Million Dollar Abie is the sixteenth episode of the seventeenth season of The Simpsons.

[edit] Plot

When it is announced that the commissioner of pro football Bud Armstrong wants to expand the league, Homer leads the charge to get the new franchise in Springfield. At first his family does not think he can do it, but Homer manages to put forth a surprisingly strong package for the Springfield Meltdowns and the new Duff Beer Krusty Burger Buzz Cola Costington's Department Store Kwik-E-Mart Stupid Flanders Park.

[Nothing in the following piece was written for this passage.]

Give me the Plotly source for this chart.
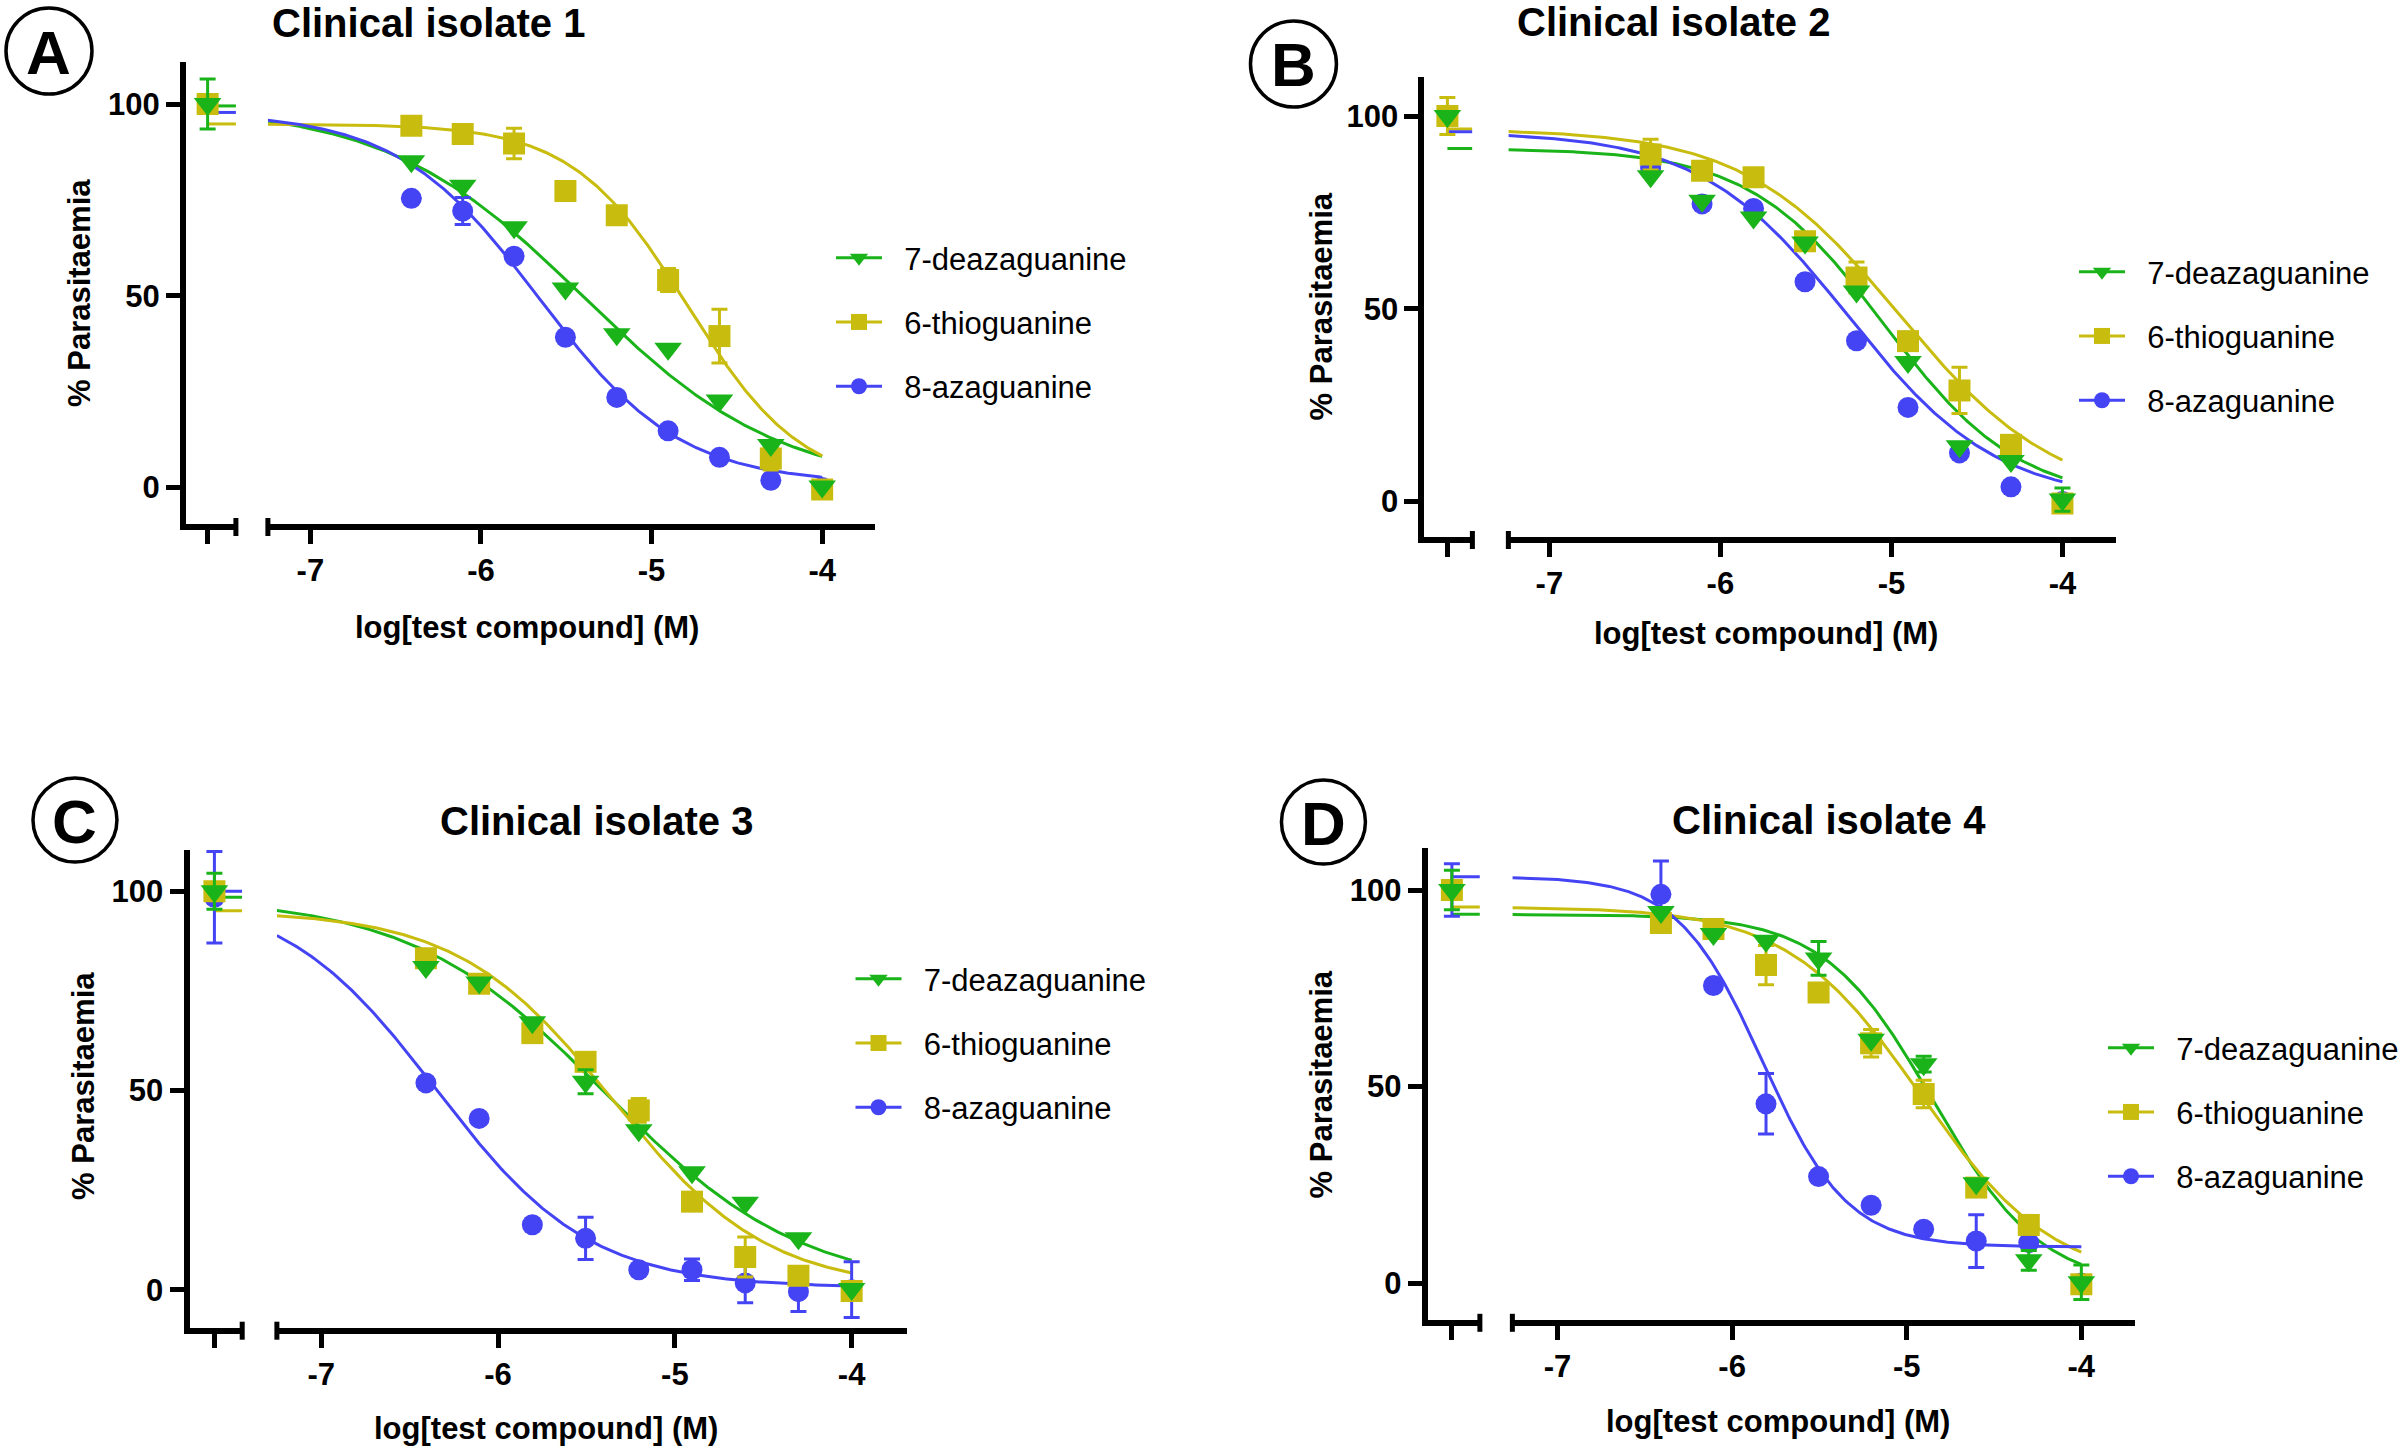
import numpy as np
import plotly.graph_objects as go

W, H = 2404, 1451

# ---------------- data ----------------
log_conc = [-6.408, -6.107, -5.806, -5.505, -5.204, -4.903, -4.602, -4.301, -4.000]
x_ticks = [-7, -6, -5, -4]
x_tick_text = ["-7", "-6", "-5", "-4"]
y_ticks = [0, 50, 100]
compounds = ["7-deazaguanine", "6-thioguanine", "8-azaguanine"]
colors = ["#1AB41A", "#C8BC0E", "#4444F4"]
symbols = ["triangle-down", "square", "circle"]
titles = ["Clinical isolate 1", "Clinical isolate 2", "Clinical isolate 3", "Clinical isolate 4"]
letters = ["A", "B", "C", "D"]
x_title = "log[test compound] (M)"
y_title = "% Parasitaemia"

# isolate 1 (order of compounds: deaza, thio, aza)
iso1_ctrl = [100, 100, 100]
iso1_ctrl_sd = [6.5, 0, 0]
iso1_deaza = [85.1, 78.7, 67.9, 51.9, 40.0, 36.2, 22.7, 11.1, 0.3]
iso1_deaza_sd = [0, 0, 0, 0, 0, 0, 0, 0, 0]
iso1_thio = [94.3, 92.2, 89.7, 77.3, 71.0, 54.1, 39.5, 7.6, -0.5]
iso1_thio_sd = [0, 1, 4, 0, 0, 3, 7, 3, 0]
iso1_aza = [75.4, 72.1, 60.3, 39.2, 23.5, 14.8, 7.9, 1.9, 0.0]
iso1_aza_sd = [0, 3.5, 0, 0, 0, 0, 0, 0, 0]
iso1_top = [99.5, 94.8, 97.8]
iso1_bottom = [0, 0, 1]
iso1_logic50 = [-5.40, -4.79, -5.66]
iso1_hill = [0.75, 1.29, 1.05]

# isolate 2
iso2_ctrl = [100, 100, 100]
iso2_ctrl_sd = [0, 4.8, 0]
iso2_deaza = [84.4, 78.0, 73.7, 67.2, 54.5, 36.2, 14.3, 10.5, 0.5]
iso2_deaza_sd = [0, 0, 0, 0, 0, 0, 0, 0, 3]
iso2_thio = [90.0, 85.8, 84.1, 67.5, 58.1, 41.6, 28.8, 14.7, -0.5]
iso2_thio_sd = [4, 0, 0, 0, 4, 0, 6, 0, 0]
iso2_aza = [86.6, 77.2, 76.0, 57.0, 41.7, 24.4, 12.6, 3.8, 0.0]
iso2_aza_sd = [0, 0, 0, 0, 0, 0, 0, 0, 0]
iso2_top = [91.6, 96.6, 95.9]
iso2_bottom = [0, 0, 0]
iso2_logic50 = [-5.04, -4.95, -5.25]
iso2_hill = [1.10, 0.95, 1.00]

# isolate 3
iso3_ctrl = [100, 100, 98.5]
iso3_ctrl_sd = [4.5, 0, 11.5]
iso3_deaza = [81.0, 77.1, 67.1, 52.2, 40.0, 29.5, 21.8, 12.9, 0.2]
iso3_deaza_sd = [0, 0, 0, 3, 0, 0, 0, 0, 0]
iso3_thio = [83.2, 76.8, 64.4, 57.2, 45.0, 22.1, 8.2, 3.5, -0.3]
iso3_thio_sd = [0, 0, 0, 0, 3, 0, 5, 0, 0]
iso3_aza = [51.9, 43.0, 16.3, 12.9, 5.0, 5.0, 1.7, -0.5, 0.0]
iso3_aza_sd = [0, 0, 0, 5.3, 0, 2.7, 5, 5, 7]
iso3_top = [98.5, 95.1, 100.0]
iso3_bottom = [0, 0, 0.5]
iso3_logic50 = [-5.39, -5.35, -6.35]
iso3_hill = [0.785, 0.99, 1.00]

# isolate 4
iso4_ctrl = [100, 100, 100]
iso4_ctrl_sd = [5, 0, 6.7]
iso4_deaza = [94.4, 88.8, 87.1, 82.6, 61.9, 55.7, 25.4, 5.8, 0.2]
iso4_deaza_sd = [0, 0, 0, 4.3, 0, 2, 0, 2.5, 4.4]
iso4_thio = [91.6, 90.1, 80.9, 73.9, 61.0, 48.1, 24.3, 14.8, -0.3]
iso4_thio_sd = [0, 0, 5, 0, 3.5, 3.5, 0, 0, 0]
iso4_aza = [98.9, 75.7, 45.6, 27.1, 19.8, 13.7, 10.7, 10.3, 0.0]
iso4_aza_sd = [8.5, 0, 7.7, 0, 0, 0, 6.7, 0, 0]
iso4_top = [93.8, 95.7, 103.4]
iso4_bottom = [-1, 0, 9.2]
iso4_logic50 = [-4.85, -4.92, -5.825]
iso4_hill = [1.40, 1.14, 1.785]

isolates = [
    dict(ctrl=iso1_ctrl, ctrl_sd=iso1_ctrl_sd, vals=[iso1_deaza, iso1_thio, iso1_aza],
         sds=[iso1_deaza_sd, iso1_thio_sd, iso1_aza_sd],
         top=iso1_top, bottom=iso1_bottom, ic50=iso1_logic50, hill=iso1_hill),
    dict(ctrl=iso2_ctrl, ctrl_sd=iso2_ctrl_sd, vals=[iso2_deaza, iso2_thio, iso2_aza],
         sds=[iso2_deaza_sd, iso2_thio_sd, iso2_aza_sd],
         top=iso2_top, bottom=iso2_bottom, ic50=iso2_logic50, hill=iso2_hill),
    dict(ctrl=iso3_ctrl, ctrl_sd=iso3_ctrl_sd, vals=[iso3_deaza, iso3_thio, iso3_aza],
         sds=[iso3_deaza_sd, iso3_thio_sd, iso3_aza_sd],
         top=iso3_top, bottom=iso3_bottom, ic50=iso3_logic50, hill=iso3_hill),
    dict(ctrl=iso4_ctrl, ctrl_sd=iso4_ctrl_sd, vals=[iso4_deaza, iso4_thio, iso4_aza],
         sds=[iso4_deaza_sd, iso4_thio_sd, iso4_aza_sd],
         top=iso4_top, bottom=iso4_bottom, ic50=iso4_logic50, hill=iso4_hill),
]

# ---------------- layout (pixels) ----------------
panels = [
    dict(XL=183, YB=527, YT=62, p100=104, p0=487.6, ctrl=207.7, s1e=236, s2s=268, s2e=875,
         p7=310.5, p4=822.5, title=(429, 23), circ=(49, 51, 43), ytitle=(80, 293),
         xtitle=(527, 627), leg=(861, 259)),
    dict(XL=1422, YB=540, YT=77, p100=116, p0=501.5, ctrl=1448, s1e=1473, s2s=1509, s2e=2117,
         p7=1550, p4=2063.3, title=(1674, 22), circ=(1294, 64, 43), ytitle=(1322, 306),
         xtitle=(1767, 633), leg=(2104, 273)),
    dict(XL=186.6, YB=1330.7, YT=850, p100=891.3, p0=1289.7, ctrl=214.5, s1e=242.3, s2s=277,
         s2e=907, p7=321.4, p4=852, title=(597, 821), circ=(75, 820, 42), ytitle=(83, 1086),
         xtitle=(546, 1428), leg=(880.5, 980)),
    dict(XL=1425.4, YB=1322.8, YT=848, p100=890, p0=1283.1, ctrl=1452.5, s1e=1480.5, s2s=1513,
         s2e=2136, p7=1558.2, p4=2082.2, title=(1830, 820), circ=(1324, 822, 42),
         ytitle=(1322, 1084), xtitle=(1779, 1421), leg=(2133.6, 1049)),
]

FONT = "Liberation Sans, Arial, Helvetica, sans-serif"
LW = 6
GAP = "\u00a0\u00a0"  # spacing between legend symbol and label


def px(x):
    return x / W


def py(y):
    return 1 - y / H


fig = go.Figure()
layout = dict(width=W, height=H, margin=dict(l=0, r=0, t=0, b=0),
              paper_bgcolor="white", plot_bgcolor="white", showlegend=True)
shapes = []
annotations = []

for i, (pn, d) in enumerate(zip(panels, isolates)):
    yax = f"y{i + 1}" if i else "y"
    xc_n, xm_n = 2 * i + 1, 2 * i + 2
    xc = f"x{xc_n}" if xc_n > 1 else "x"
    xm = f"x{xm_n}"
    k = (pn["p0"] - pn["p100"]) / 100.0
    dom_bottom = pn["YB"] - LW / 2
    ymin = -(dom_bottom - pn["p0"]) / k
    ymax = 100 + (pn["p100"] - pn["YT"]) / k
    dpx = (pn["p4"] - pn["p7"]) / 3.0
    xmin = -7 - (pn["p7"] - pn["s2s"]) / dpx
    xmax = -4 + (pn["s2e"] - pn["p4"]) / dpx
    c_left = pn["XL"] + LW / 2
    cmin = -(pn["ctrl"] - c_left)
    cmax = pn["s1e"] - pn["ctrl"]

    ax_common = dict(showline=True, linewidth=LW, linecolor="black", ticks="outside",
                     ticklen=14, tickwidth=5, tickcolor="black", showgrid=False,
                     zeroline=False, fixedrange=True)
    tickfont = dict(family=FONT, size=31, color="black", weight="bold")
    layout[f"yaxis{i + 1}" if i else "yaxis"] = dict(
        ax_common, domain=[py(dom_bottom), py(pn["YT"])], range=[ymin, ymax],
        anchor=xc, tickvals=y_ticks, ticktext=[str(v) for v in y_ticks],
        tickfont=tickfont)
    layout[f"xaxis{xc_n}" if xc_n > 1 else "xaxis"] = dict(
        ax_common, domain=[px(c_left), px(pn["s1e"])], range=[cmin, cmax], anchor=yax,
        tickvals=[0], showticklabels=False)
    layout[f"xaxis{xm_n}"] = dict(
        ax_common, domain=[px(pn["s2s"]), px(pn["s2e"])], range=[xmin, xmax], anchor=yax,
        tickvals=x_ticks, ticktext=x_tick_text, tickfont=tickfont)

    # fitted curves (4-parameter logistic, parameters)
    xs = np.linspace(xmin, -4.0, 300)
    for j in range(3):
        ys = d["bottom"][j] + (d["top"][j] - d["bottom"][j]) / (
            1 + 10 ** ((xs - d["ic50"][j]) * d["hill"][j]))
        fig.add_trace(go.Scatter(x=xs, y=ys, mode="lines", xaxis=xm, yaxis=yax,
                                 line=dict(color=colors[j], width=3),
                                 showlegend=False, hoverinfo="skip"))
        # curve plateau shown in the control segment
        fig.add_trace(go.Scatter(x=[0, cmax], y=[d["top"][j], d["top"][j]], mode="lines",
                                 xaxis=xc, yaxis=yax, line=dict(color=colors[j], width=3),
                                 showlegend=False, hoverinfo="skip"))
    # markers: draw 8-aza first, deaza on top
    sizes = [24, 22, 21]
    for j in [2, 1, 0]:
        mk = dict(symbol=symbols[j], size=sizes[j], color=colors[j], line=dict(width=0))
        fig.add_trace(go.Scatter(
            x=log_conc, y=d["vals"][j], mode="markers", xaxis=xm, yaxis=yax, marker=mk,
            error_y=dict(type="data", array=d["sds"][j], visible=True, color=colors[j],
                         thickness=3, width=8),
            showlegend=False))
        fig.add_trace(go.Scatter(
            x=[0], y=[d["ctrl"][j]], mode="markers", xaxis=xc, yaxis=yax, marker=mk,
            error_y=dict(type="data", array=[d["ctrl_sd"][j]], visible=True, color=colors[j],
                         thickness=3, width=8),
            showlegend=False))
    # legend entries
    lname = "legend" if i == 0 else f"legend{i + 1}"
    for j in range(3):
        fig.add_trace(go.Scatter(
            x=[None], y=[None], mode="lines+markers", xaxis=xm, yaxis=yax,
            name=GAP + compounds[j], legend=lname, legendgroup=f"g{i}{j}",
            line=dict(color=colors[j], width=3),
            marker=dict(symbol=symbols[j], size=sizes[j] - 2, color=colors[j])))
    lx, ly = pn["leg"]
    layout[lname] = dict(x=px(lx - 30), y=py(ly - 28), xanchor="left", yanchor="top",
                         font=dict(family=FONT, size=31, color="black"),
                         bgcolor="rgba(0,0,0,0)", borderwidth=0, tracegroupgap=21,
                         itemwidth=46, traceorder="grouped")

    # axis break caps
    for cx in (pn["s1e"], pn["s2s"]):
        shapes.append(dict(type="line", xref="paper", yref="paper", x0=px(cx), x1=px(cx),
                           y0=py(pn["YB"] - 9), y1=py(pn["YB"] + 9),
                           line=dict(color="black", width=5)))
    # panel letter circle
    cx, cy, r = pn["circ"]
    shapes.append(dict(type="circle", xref="paper", yref="paper", x0=px(cx - r), x1=px(cx + r),
                       y0=py(cy + r), y1=py(cy - r), line=dict(color="black", width=3.5)))
    annotations.append(dict(text=letters[i], x=px(cx), y=py(cy + 1), xref="paper", yref="paper",
                            showarrow=False, xanchor="center", yanchor="middle",
                            font=dict(family=FONT, size=62, color="black", weight="bold")))
    tx, ty = pn["title"]
    annotations.append(dict(text=titles[i], x=px(tx), y=py(ty), xref="paper", yref="paper",
                            showarrow=False, xanchor="center", yanchor="middle",
                            font=dict(family=FONT, size=40, color="black", weight="bold")))
    ax_, ay_ = pn["xtitle"]
    annotations.append(dict(text=x_title, x=px(ax_), y=py(ay_), xref="paper", yref="paper",
                            showarrow=False, xanchor="center", yanchor="middle",
                            font=dict(family=FONT, size=31, color="black", weight="bold")))
    yx_, yy_ = pn["ytitle"]
    annotations.append(dict(text=y_title, x=px(yx_), y=py(yy_), xref="paper", yref="paper",
                            showarrow=False, xanchor="center", yanchor="middle", textangle=-90,
                            font=dict(family=FONT, size=31, color="black", weight="bold")))

layout["shapes"] = shapes
layout["annotations"] = annotations
fig.update_layout(**layout)
fig.write_html("out.html", config={"displayModeBar": False},
               post_script="document.body.style.margin='0';")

The commissioner narrows down the choice of the two cities to either Springfield or Los Angeles. L.A. puts forth an anti-Springfield video hosted by Rob Reiner and features a song sung by celebrity impersonators that ends with them singing "Springfield Blows". All the owners decide that Springfield is the lesser of two evils (it doesn't hurt that the Rich Texan owns slums in Springfield and another owner snaps that she didn't kill her husband and seize his team just to put a team in Los Angeles) and the Commissioner awards the new team to Springfield. The town gets "Meltmania" and "Downs syndrome" and quickly builds Homer's new park and paints the town in the team colours (orange and purple) and changes all of the street names to football-related names (e.g. Two-Point Conversion Avenue, Off-Season Knee Surgery Blvd).

On the day when Springfield is officially announced as the new team, the Commissioner gets confused by all of the new street names and gets lost. He stops for directions at the Simpsons' house and is greeted by Grampa Simpson, who welcomes him in. However, Grampa starts to fear that the commissioner is an undercover burglar and attacks him and ties him up because, at the same time, he is watching on TV a program about undercover burglars who act just as the Commissioner did (asking for a telephone and a bathroom and, sometimes, taking pictures of the children of the house - he was looking at one with Bart and Lisa when attacked). The rest of the family arrives home, disappointed that the commissioner did not show and is shocked to find him tied up in their living room. The commissioner is so angry that he declares "the Meltdowns will never be" and leaves, never to return.

The entire town starts to hate Grampa, and the expensive stadium has to be used for farmers' markets. Grampa is depressed and decides to seek out a doctor who will help him commit suicide. To make it a more peaceful experience they project in front of him, at his request, hippies being beaten up by police. The doctor tells Grampa to reconsider, and Grampa decides that if anyone calls him in the next 24 hours, he will not go through with his plan. The call never comes and Grampa goes back to the clinic the next day. Grampa comes very close to being killed but the police show up just in time to stop it.

Grampa thinks he is dead and runs through the town, seeing "Hamburger Heaven" and a Charlie Chaplin impersonator. He soon learns that he is not dead, gets a new lease on life and decides to live it up. Meanwhile, the city decides to turn the unused football stadium into an arena for bull fighting. Despite Lisa's protests, Grampa decides to become a matador. Grampa wins his first fight with a bull, but at home, Lisa tells Grampa that she is disappointed. Grampa tells her that people are cheering him for his success, but Lisa tells him that she has always cheered for him until now. Grampa is not sure about that, but in the next fight he sees the bull that he is about to kill and decides to spare its life. He releases all the bulls, which immediately start running through the streets of Springfield, causing a great deal of destruction. One bull takes the elevator up to the press box, and attacks the announcer, who is a parody of Spanish-language soccer announcer Andres Cantor. Lisa is proud of Grampa and the two reconcile, but they both became in danger by two bulls flying with balloons.

[edit] Cultural references

The television programme, "48 minutes", that Abraham Simpson was watching, was a spoof of the show, "60 Minutes". Lisa protests in front of the bull arena, singing a parody of "Blowin' in the Wind by Bob Dylan. The assisted suicide scene with the bed, music, and projected imagery is a reference to a similar scene in the film Soylent Green starring Charlton Heston.